*** MATERIAL ***

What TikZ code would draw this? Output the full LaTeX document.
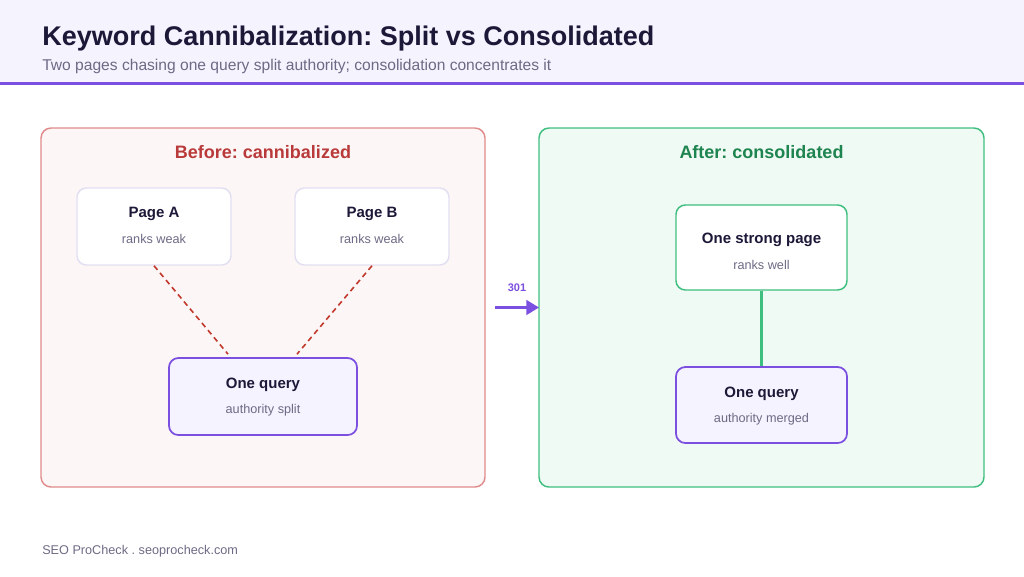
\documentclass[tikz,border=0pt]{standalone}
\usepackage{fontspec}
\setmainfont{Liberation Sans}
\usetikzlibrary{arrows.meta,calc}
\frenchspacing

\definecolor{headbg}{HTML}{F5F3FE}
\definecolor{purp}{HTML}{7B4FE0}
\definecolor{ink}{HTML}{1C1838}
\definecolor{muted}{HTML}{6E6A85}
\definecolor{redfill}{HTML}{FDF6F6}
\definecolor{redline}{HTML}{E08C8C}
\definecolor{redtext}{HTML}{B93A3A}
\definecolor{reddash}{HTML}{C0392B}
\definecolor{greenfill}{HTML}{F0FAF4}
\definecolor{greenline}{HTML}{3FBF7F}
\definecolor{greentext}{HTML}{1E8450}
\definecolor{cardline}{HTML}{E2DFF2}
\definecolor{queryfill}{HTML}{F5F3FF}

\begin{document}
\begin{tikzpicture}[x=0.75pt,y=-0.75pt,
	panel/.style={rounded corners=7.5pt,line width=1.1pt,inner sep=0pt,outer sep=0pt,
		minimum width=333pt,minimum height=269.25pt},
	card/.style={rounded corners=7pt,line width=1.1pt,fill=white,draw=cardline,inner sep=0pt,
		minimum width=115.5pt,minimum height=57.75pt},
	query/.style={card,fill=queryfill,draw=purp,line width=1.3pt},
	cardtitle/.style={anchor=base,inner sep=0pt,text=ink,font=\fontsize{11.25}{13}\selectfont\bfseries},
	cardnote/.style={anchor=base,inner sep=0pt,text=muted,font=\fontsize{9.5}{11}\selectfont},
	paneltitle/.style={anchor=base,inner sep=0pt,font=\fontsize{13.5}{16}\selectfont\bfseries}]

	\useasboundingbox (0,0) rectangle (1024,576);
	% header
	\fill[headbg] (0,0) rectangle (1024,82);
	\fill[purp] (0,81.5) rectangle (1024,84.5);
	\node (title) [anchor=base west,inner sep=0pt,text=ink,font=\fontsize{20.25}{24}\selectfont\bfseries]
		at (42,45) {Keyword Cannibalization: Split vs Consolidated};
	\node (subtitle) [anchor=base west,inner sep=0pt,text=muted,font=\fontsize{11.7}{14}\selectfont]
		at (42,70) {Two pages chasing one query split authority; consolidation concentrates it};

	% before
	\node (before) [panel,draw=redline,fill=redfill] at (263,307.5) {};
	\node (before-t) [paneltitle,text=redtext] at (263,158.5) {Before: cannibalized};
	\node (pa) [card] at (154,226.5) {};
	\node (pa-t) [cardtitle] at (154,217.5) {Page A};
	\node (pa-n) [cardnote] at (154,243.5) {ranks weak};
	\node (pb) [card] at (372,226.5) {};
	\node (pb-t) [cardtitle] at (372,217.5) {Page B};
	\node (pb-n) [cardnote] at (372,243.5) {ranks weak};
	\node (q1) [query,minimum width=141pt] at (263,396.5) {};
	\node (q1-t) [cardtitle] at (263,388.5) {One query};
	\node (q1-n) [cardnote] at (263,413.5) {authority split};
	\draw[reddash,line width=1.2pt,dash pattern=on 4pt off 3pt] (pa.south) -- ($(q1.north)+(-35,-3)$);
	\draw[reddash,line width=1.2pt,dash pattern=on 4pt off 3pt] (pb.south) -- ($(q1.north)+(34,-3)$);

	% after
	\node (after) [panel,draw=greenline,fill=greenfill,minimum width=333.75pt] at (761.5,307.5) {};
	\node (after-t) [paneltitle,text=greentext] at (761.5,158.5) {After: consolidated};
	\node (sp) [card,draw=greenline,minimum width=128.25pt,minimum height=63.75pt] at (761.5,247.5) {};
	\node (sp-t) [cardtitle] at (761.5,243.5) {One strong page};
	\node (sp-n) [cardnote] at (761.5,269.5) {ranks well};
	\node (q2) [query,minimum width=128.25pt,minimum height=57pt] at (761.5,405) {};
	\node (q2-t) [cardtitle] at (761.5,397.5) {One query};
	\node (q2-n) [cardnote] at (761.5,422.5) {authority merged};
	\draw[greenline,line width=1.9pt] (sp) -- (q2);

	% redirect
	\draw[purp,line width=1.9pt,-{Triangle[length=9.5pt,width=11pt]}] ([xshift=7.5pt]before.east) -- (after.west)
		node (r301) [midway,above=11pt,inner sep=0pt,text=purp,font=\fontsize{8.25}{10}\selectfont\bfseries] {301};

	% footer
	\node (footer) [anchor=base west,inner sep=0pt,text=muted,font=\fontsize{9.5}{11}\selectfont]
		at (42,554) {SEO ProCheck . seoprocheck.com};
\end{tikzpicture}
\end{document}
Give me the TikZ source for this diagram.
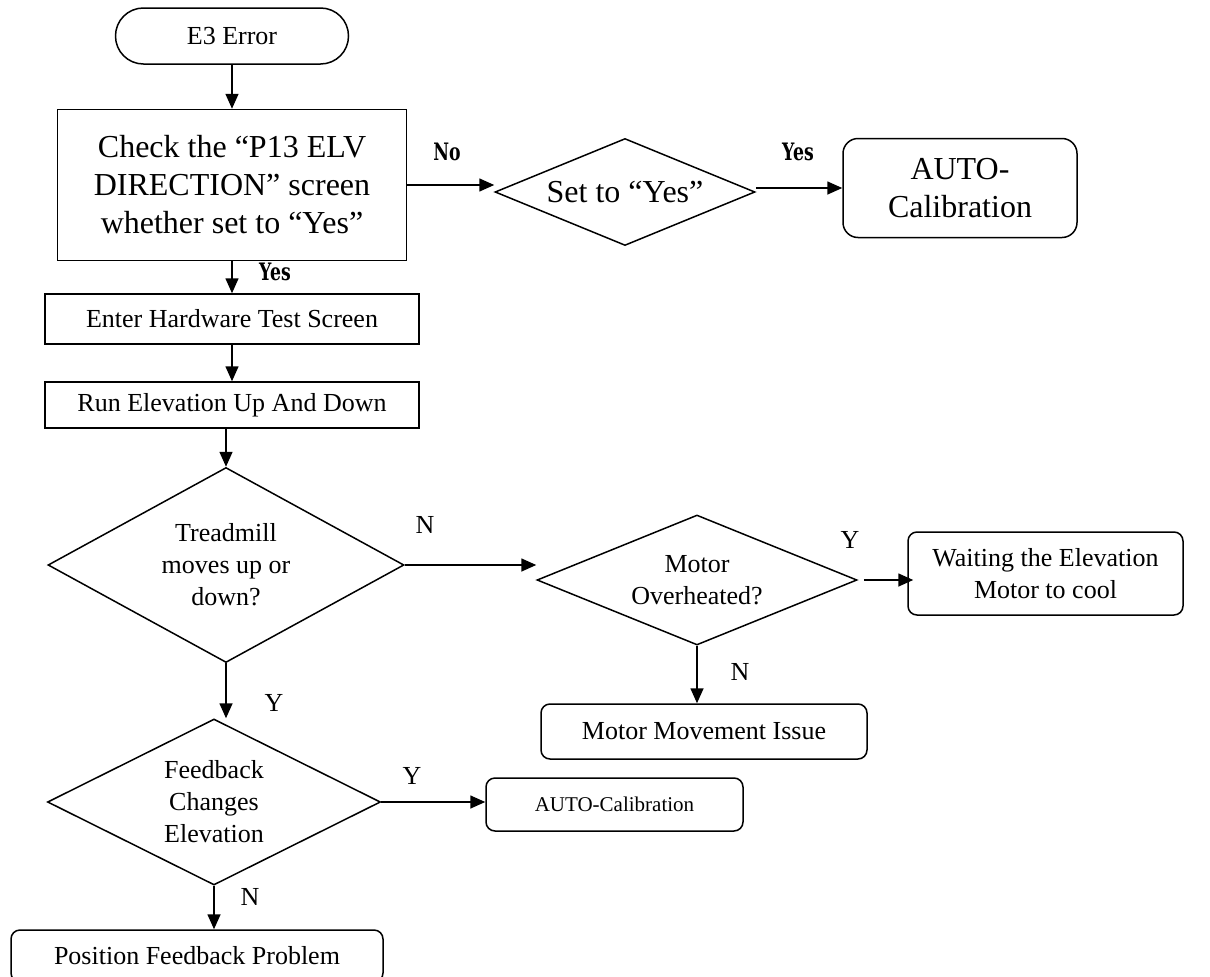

***

STATED TASK -> Reproduce all entries exactly. Pictures do not belong in the copy.

CORRECT ANSWER ->
What TikZ code would draw this? Output the full LaTeX document.
\documentclass[tikz,border=0pt]{standalone}
\usepackage{fontspec}
\setmainfont{Liberation Sans}
\usetikzlibrary{arrows.meta,calc}
\frenchspacing

\definecolor{headbg}{HTML}{F5F3FE}
\definecolor{purp}{HTML}{7B4FE0}
\definecolor{ink}{HTML}{1C1838}
\definecolor{muted}{HTML}{6E6A85}
\definecolor{redfill}{HTML}{FDF6F6}
\definecolor{redline}{HTML}{E08C8C}
\definecolor{redtext}{HTML}{B93A3A}
\definecolor{reddash}{HTML}{C0392B}
\definecolor{greenfill}{HTML}{F0FAF4}
\definecolor{greenline}{HTML}{3FBF7F}
\definecolor{greentext}{HTML}{1E8450}
\definecolor{cardline}{HTML}{E2DFF2}
\definecolor{queryfill}{HTML}{F5F3FF}

\begin{document}
\begin{tikzpicture}[x=0.75pt,y=-0.75pt,
	panel/.style={rounded corners=7.5pt,line width=1.1pt,inner sep=0pt,outer sep=0pt,
		minimum width=333pt,minimum height=269.25pt},
	card/.style={rounded corners=7pt,line width=1.1pt,fill=white,draw=cardline,inner sep=0pt,
		minimum width=115.5pt,minimum height=57.75pt},
	query/.style={card,fill=queryfill,draw=purp,line width=1.3pt},
	cardtitle/.style={anchor=base,inner sep=0pt,text=ink,font=\fontsize{11.25}{13}\selectfont\bfseries},
	cardnote/.style={anchor=base,inner sep=0pt,text=muted,font=\fontsize{9.5}{11}\selectfont},
	paneltitle/.style={anchor=base,inner sep=0pt,font=\fontsize{13.5}{16}\selectfont\bfseries}]

	\useasboundingbox (0,0) rectangle (1024,576);
	% header
	\fill[headbg] (0,0) rectangle (1024,82);
	\fill[purp] (0,81.5) rectangle (1024,84.5);
	\node (title) [anchor=base west,inner sep=0pt,text=ink,font=\fontsize{20.25}{24}\selectfont\bfseries]
		at (42,45) {Keyword Cannibalization: Split vs Consolidated};
	\node (subtitle) [anchor=base west,inner sep=0pt,text=muted,font=\fontsize{11.7}{14}\selectfont]
		at (42,70) {Two pages chasing one query split authority; consolidation concentrates it};

	% before
	\node (before) [panel,draw=redline,fill=redfill] at (263,307.5) {};
	\node (before-t) [paneltitle,text=redtext] at (263,158.5) {Before: cannibalized};
	\node (pa) [card] at (154,226.5) {};
	\node (pa-t) [cardtitle] at (154,217.5) {Page A};
	\node (pa-n) [cardnote] at (154,243.5) {ranks weak};
	\node (pb) [card] at (372,226.5) {};
	\node (pb-t) [cardtitle] at (372,217.5) {Page B};
	\node (pb-n) [cardnote] at (372,243.5) {ranks weak};
	\node (q1) [query,minimum width=141pt] at (263,396.5) {};
	\node (q1-t) [cardtitle] at (263,388.5) {One query};
	\node (q1-n) [cardnote] at (263,413.5) {authority split};
	\draw[reddash,line width=1.2pt,dash pattern=on 4pt off 3pt] (pa.south) -- ($(q1.north)+(-35,-3)$);
	\draw[reddash,line width=1.2pt,dash pattern=on 4pt off 3pt] (pb.south) -- ($(q1.north)+(34,-3)$);

	% after
	\node (after) [panel,draw=greenline,fill=greenfill,minimum width=333.75pt] at (761.5,307.5) {};
	\node (after-t) [paneltitle,text=greentext] at (761.5,158.5) {After: consolidated};
	\node (sp) [card,draw=greenline,minimum width=128.25pt,minimum height=63.75pt] at (761.5,247.5) {};
	\node (sp-t) [cardtitle] at (761.5,243.5) {One strong page};
	\node (sp-n) [cardnote] at (761.5,269.5) {ranks well};
	\node (q2) [query,minimum width=128.25pt,minimum height=57pt] at (761.5,405) {};
	\node (q2-t) [cardtitle] at (761.5,397.5) {One query};
	\node (q2-n) [cardnote] at (761.5,422.5) {authority merged};
	\draw[greenline,line width=1.9pt] (sp) -- (q2);

	% redirect
	\draw[purp,line width=1.9pt,-{Triangle[length=9.5pt,width=11pt]}] ([xshift=7.5pt]before.east) -- (after.west)
		node (r301) [midway,above=11pt,inner sep=0pt,text=purp,font=\fontsize{8.25}{10}\selectfont\bfseries] {301};

	% footer
	\node (footer) [anchor=base west,inner sep=0pt,text=muted,font=\fontsize{9.5}{11}\selectfont]
		at (42,554) {SEO ProCheck . seoprocheck.com};
\end{tikzpicture}
\end{document}
Give me the TikZ source for this diagram.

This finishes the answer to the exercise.